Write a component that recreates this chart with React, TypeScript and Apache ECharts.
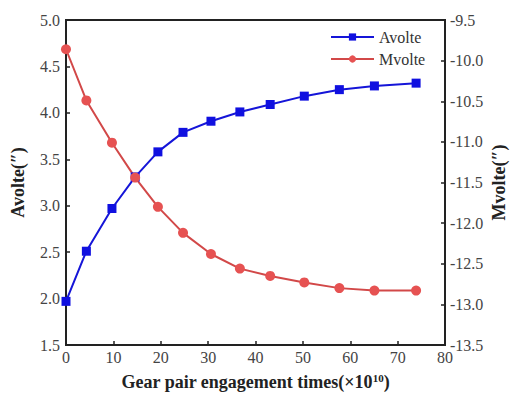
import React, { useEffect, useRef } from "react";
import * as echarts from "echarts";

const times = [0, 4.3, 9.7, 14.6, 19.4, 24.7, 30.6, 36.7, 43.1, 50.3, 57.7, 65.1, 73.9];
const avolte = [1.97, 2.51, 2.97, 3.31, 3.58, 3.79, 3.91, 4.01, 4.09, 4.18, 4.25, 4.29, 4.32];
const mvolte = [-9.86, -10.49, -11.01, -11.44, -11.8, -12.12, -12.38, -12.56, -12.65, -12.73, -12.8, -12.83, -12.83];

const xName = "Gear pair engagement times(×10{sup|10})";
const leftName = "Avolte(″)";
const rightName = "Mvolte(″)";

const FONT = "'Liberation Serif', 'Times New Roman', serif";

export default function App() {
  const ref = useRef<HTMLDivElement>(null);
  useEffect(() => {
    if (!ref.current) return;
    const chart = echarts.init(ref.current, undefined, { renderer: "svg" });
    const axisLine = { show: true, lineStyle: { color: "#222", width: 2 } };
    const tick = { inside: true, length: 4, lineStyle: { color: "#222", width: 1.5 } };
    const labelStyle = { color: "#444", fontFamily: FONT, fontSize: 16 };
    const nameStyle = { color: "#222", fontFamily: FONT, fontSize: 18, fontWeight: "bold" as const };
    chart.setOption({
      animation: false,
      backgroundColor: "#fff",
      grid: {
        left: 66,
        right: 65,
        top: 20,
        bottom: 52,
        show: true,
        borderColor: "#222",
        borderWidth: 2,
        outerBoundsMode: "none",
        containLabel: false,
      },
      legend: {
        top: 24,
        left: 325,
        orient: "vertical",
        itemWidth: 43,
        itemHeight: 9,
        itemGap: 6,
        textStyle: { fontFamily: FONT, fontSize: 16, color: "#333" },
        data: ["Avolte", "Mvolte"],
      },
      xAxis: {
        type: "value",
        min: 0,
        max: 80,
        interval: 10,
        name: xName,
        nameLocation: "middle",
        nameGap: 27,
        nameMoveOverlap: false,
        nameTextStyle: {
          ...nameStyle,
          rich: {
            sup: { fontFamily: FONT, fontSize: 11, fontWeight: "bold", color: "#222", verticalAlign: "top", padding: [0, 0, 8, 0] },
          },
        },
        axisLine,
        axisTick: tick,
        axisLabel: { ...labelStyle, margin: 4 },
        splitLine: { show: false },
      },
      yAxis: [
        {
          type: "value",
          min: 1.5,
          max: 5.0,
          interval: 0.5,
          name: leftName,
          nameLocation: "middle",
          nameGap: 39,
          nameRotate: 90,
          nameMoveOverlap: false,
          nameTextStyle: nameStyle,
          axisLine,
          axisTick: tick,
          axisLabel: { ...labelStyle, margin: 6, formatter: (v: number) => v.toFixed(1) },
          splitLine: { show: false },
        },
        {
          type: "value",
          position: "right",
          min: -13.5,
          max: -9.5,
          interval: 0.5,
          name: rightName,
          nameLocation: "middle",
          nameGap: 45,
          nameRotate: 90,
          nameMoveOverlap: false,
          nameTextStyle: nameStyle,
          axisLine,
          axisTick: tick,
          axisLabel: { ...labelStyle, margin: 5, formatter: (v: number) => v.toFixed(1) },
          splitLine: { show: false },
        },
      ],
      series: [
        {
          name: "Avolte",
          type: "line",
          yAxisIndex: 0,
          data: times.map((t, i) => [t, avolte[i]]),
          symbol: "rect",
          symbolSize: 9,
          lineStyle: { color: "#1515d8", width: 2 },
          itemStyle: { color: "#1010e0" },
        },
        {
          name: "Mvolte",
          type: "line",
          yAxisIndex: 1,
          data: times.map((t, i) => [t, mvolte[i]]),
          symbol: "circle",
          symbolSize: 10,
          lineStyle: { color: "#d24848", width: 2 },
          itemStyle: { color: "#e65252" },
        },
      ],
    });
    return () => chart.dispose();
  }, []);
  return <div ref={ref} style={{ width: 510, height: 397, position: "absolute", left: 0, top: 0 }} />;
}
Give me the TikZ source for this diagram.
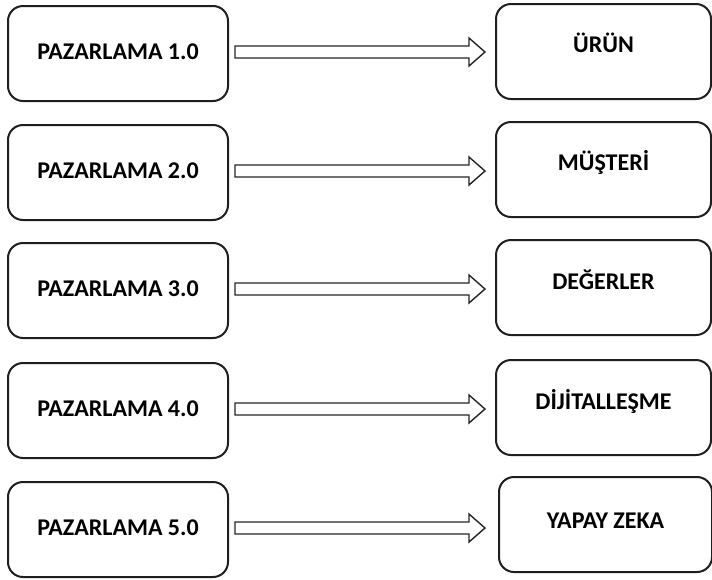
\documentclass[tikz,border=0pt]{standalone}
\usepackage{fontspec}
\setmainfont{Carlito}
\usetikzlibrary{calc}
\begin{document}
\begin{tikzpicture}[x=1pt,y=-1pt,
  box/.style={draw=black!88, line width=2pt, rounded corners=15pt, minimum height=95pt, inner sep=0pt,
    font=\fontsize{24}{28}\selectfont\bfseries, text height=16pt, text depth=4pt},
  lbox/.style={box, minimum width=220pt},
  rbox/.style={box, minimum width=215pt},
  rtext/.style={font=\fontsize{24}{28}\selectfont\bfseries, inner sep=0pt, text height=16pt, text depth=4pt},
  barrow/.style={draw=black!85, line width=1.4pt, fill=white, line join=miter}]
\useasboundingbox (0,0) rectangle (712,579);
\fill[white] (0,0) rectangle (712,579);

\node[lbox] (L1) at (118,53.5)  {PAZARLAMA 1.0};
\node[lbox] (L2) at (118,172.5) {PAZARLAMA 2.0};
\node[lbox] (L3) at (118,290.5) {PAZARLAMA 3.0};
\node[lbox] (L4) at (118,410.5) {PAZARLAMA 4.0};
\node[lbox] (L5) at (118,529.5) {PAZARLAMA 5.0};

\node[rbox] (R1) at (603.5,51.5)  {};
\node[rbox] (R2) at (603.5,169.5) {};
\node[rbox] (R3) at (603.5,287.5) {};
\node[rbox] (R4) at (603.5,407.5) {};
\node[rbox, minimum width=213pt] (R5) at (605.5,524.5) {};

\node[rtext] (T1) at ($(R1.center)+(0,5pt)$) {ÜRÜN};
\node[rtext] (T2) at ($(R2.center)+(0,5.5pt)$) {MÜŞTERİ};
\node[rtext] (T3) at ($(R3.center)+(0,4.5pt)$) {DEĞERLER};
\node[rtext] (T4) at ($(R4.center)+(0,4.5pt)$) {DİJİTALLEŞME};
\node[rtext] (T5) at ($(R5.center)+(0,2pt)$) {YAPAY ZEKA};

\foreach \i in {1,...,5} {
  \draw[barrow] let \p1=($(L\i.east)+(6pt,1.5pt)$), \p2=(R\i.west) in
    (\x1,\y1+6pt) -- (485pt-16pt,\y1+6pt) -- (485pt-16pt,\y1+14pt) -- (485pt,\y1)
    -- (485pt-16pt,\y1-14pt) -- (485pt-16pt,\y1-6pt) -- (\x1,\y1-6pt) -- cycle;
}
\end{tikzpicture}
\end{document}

*****

Restate the lines of the records exactly, starting at the first and stopping after the line with "import * as". Leave out any picture.

» **SOLUTION TO THE EXERCISE**:
Write a component that recreates this chart with React, TypeScript and Apache ECharts.
import React, { useEffect, useRef } from "react";
import * as echarts from "echarts";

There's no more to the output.